What you will do:
Copy each line of the records that contains the word "React".

━━━ Given data

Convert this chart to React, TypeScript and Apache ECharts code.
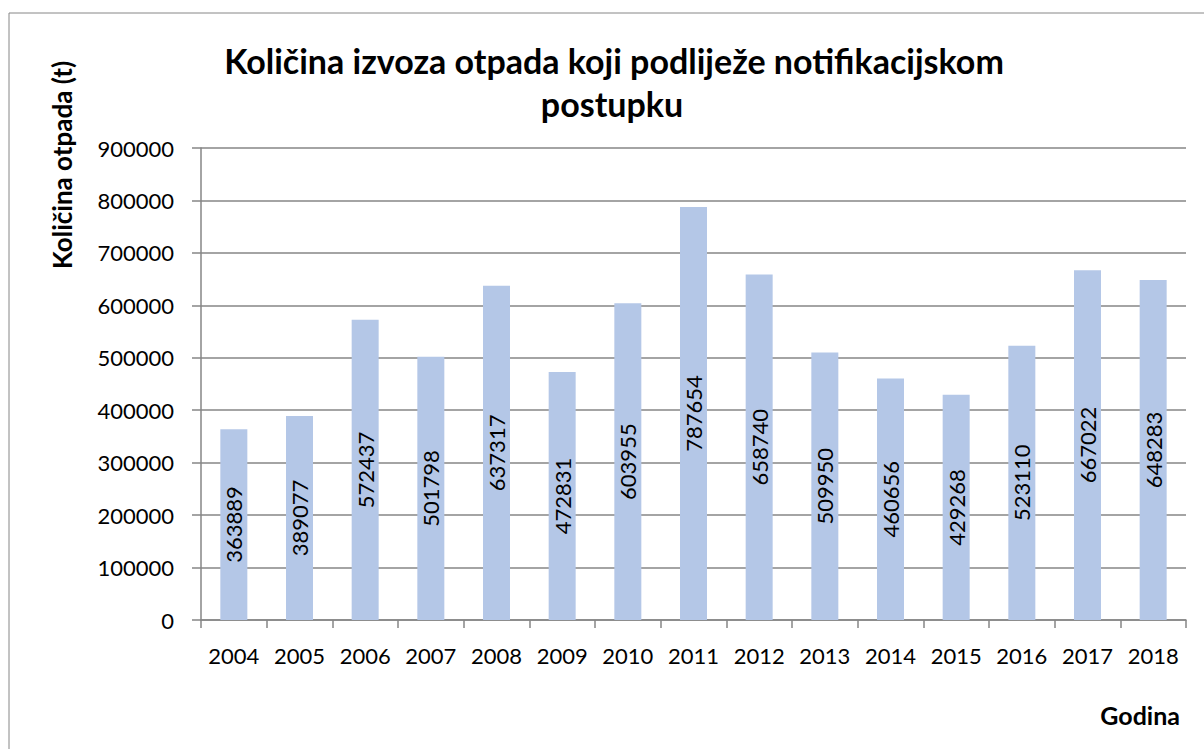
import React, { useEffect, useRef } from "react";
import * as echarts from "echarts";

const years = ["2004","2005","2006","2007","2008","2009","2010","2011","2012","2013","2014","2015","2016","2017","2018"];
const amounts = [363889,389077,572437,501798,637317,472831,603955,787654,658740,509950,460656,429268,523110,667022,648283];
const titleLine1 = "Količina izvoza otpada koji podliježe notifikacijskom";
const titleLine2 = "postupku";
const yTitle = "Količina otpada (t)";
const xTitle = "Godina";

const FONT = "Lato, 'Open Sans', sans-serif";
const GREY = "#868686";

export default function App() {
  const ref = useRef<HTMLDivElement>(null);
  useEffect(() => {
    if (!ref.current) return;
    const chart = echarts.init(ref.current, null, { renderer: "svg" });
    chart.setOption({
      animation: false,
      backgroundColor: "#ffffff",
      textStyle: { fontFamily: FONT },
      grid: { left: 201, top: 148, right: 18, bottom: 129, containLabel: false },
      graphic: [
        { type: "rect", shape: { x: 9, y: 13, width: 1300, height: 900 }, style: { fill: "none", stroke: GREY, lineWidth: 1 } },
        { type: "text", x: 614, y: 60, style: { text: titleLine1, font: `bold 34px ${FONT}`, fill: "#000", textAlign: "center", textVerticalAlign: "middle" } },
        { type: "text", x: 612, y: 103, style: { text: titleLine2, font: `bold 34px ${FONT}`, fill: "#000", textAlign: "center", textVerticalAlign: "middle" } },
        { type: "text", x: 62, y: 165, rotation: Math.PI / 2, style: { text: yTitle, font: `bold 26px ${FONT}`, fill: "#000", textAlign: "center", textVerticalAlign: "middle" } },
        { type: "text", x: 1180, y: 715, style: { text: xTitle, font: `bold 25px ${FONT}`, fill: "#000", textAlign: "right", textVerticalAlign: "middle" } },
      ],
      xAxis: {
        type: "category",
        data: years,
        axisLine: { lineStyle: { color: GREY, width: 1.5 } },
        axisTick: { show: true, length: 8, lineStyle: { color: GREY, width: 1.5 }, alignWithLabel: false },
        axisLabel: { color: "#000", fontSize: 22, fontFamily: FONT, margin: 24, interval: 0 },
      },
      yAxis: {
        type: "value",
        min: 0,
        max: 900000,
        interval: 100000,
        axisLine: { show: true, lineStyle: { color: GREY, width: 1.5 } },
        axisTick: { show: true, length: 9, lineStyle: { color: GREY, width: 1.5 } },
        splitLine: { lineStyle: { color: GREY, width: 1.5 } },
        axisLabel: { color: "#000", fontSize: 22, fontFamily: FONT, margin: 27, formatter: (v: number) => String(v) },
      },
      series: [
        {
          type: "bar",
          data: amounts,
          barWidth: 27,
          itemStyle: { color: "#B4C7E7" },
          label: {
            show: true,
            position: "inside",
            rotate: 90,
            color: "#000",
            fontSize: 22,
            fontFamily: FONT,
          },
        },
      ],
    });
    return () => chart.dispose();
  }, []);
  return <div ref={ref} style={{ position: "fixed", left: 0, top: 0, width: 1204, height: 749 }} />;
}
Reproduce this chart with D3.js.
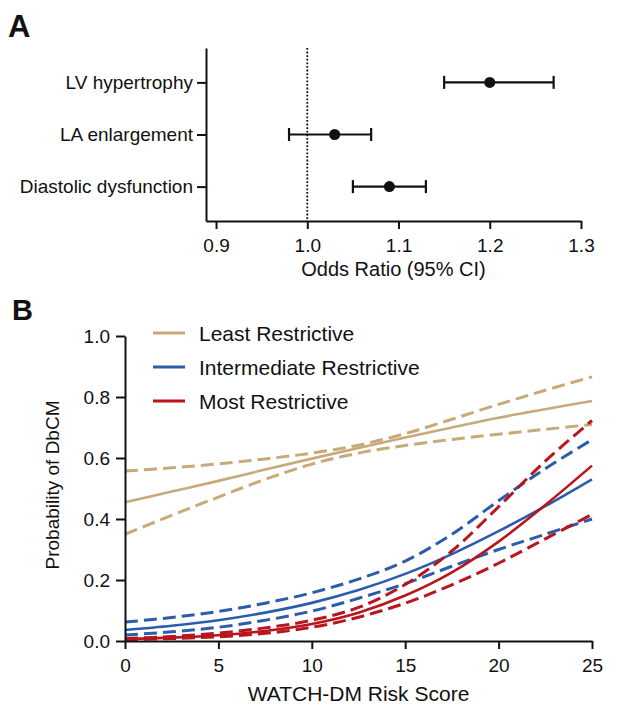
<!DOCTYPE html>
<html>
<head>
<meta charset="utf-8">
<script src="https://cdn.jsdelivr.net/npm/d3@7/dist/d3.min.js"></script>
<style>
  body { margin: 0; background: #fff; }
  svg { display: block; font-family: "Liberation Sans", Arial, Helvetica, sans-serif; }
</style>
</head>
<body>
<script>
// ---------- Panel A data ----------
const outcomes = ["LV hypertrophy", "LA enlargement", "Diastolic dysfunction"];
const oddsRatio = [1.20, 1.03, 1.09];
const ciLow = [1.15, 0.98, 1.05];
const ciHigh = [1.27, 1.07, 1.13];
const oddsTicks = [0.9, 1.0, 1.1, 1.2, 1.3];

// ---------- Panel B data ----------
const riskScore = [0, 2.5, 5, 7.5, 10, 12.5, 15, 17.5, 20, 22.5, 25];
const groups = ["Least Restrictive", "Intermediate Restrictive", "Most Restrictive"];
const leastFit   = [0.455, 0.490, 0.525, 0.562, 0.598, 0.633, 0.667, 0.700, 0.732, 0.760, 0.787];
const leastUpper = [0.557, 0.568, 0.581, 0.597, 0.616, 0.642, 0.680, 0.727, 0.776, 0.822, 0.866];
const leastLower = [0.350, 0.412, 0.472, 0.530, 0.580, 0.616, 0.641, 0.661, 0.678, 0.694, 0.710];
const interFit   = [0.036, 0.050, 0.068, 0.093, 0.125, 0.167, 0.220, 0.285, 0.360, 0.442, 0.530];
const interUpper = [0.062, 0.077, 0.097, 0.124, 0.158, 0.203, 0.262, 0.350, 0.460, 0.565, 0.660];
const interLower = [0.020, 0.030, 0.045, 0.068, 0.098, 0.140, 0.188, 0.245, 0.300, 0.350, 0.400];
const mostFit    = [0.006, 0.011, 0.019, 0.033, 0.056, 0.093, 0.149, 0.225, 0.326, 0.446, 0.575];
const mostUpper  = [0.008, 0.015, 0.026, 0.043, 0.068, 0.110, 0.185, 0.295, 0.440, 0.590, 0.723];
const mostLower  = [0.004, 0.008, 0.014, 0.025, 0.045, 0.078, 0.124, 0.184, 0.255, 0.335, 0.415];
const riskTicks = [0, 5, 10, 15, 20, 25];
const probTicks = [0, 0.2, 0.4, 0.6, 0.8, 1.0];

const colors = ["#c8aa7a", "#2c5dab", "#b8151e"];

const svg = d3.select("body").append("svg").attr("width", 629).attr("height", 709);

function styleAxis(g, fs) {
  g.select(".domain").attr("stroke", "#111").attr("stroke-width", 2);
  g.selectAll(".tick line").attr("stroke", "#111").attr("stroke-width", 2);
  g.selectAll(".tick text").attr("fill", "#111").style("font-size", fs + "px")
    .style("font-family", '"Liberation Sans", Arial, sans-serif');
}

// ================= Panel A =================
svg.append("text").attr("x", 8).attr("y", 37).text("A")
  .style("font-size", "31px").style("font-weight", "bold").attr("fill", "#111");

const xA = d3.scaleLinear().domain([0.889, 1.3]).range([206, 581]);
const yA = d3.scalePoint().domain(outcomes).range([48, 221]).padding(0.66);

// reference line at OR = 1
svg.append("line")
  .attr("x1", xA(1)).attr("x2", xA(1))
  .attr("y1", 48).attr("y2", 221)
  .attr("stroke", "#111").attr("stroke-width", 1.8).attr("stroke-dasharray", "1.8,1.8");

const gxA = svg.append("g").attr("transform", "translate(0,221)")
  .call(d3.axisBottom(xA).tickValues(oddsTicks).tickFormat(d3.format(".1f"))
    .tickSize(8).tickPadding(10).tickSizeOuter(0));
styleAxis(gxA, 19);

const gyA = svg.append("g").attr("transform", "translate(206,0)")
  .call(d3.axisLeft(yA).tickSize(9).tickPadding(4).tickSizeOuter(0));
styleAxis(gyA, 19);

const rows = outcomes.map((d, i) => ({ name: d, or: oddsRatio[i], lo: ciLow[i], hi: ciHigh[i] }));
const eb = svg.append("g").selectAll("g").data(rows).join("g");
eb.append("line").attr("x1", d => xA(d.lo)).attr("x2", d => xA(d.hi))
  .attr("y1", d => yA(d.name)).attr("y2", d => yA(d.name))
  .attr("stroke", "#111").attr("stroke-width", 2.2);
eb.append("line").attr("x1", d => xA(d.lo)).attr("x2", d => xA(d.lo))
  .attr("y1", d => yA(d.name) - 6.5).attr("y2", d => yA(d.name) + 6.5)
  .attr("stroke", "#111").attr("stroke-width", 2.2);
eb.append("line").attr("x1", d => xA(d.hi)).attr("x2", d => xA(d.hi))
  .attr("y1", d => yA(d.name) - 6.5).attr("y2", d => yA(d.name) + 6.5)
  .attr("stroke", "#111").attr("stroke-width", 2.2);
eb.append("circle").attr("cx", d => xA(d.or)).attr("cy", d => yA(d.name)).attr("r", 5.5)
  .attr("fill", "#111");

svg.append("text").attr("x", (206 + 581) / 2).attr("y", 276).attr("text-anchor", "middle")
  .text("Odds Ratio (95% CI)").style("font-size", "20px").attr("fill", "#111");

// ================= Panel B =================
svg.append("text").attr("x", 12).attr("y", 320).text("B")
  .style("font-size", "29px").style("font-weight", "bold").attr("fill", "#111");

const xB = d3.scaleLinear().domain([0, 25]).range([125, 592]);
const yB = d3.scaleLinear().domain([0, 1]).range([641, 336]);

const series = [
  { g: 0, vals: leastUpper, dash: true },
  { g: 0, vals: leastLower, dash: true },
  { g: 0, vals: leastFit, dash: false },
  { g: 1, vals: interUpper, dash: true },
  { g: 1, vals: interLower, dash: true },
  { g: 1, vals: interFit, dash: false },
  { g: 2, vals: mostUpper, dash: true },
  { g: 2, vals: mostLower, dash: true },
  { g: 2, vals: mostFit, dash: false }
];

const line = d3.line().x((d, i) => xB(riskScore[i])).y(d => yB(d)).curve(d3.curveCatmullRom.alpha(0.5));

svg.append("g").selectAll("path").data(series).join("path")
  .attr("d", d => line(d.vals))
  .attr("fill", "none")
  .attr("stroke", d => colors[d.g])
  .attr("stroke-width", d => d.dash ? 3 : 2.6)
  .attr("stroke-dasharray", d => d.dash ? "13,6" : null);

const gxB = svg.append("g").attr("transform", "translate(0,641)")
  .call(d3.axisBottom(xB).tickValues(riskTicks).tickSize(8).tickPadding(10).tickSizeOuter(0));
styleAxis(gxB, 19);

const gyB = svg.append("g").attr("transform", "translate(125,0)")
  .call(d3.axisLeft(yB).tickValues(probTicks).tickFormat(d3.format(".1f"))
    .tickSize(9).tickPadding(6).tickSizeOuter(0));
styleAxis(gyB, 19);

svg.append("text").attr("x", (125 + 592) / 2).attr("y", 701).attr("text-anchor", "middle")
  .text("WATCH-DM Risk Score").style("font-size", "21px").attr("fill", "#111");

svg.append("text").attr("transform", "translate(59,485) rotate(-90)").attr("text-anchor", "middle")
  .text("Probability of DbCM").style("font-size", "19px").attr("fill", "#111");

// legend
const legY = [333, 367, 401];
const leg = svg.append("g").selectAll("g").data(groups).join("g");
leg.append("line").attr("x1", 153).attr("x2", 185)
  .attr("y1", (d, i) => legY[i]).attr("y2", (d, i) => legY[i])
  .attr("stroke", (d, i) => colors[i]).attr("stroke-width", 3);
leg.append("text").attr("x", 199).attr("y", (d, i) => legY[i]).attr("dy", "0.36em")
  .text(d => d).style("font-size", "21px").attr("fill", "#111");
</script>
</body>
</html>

━━━━━━

Solution for this problem:
Convert this chart to React, TypeScript and Apache ECharts code.
import React, { useEffect, useRef } from "react";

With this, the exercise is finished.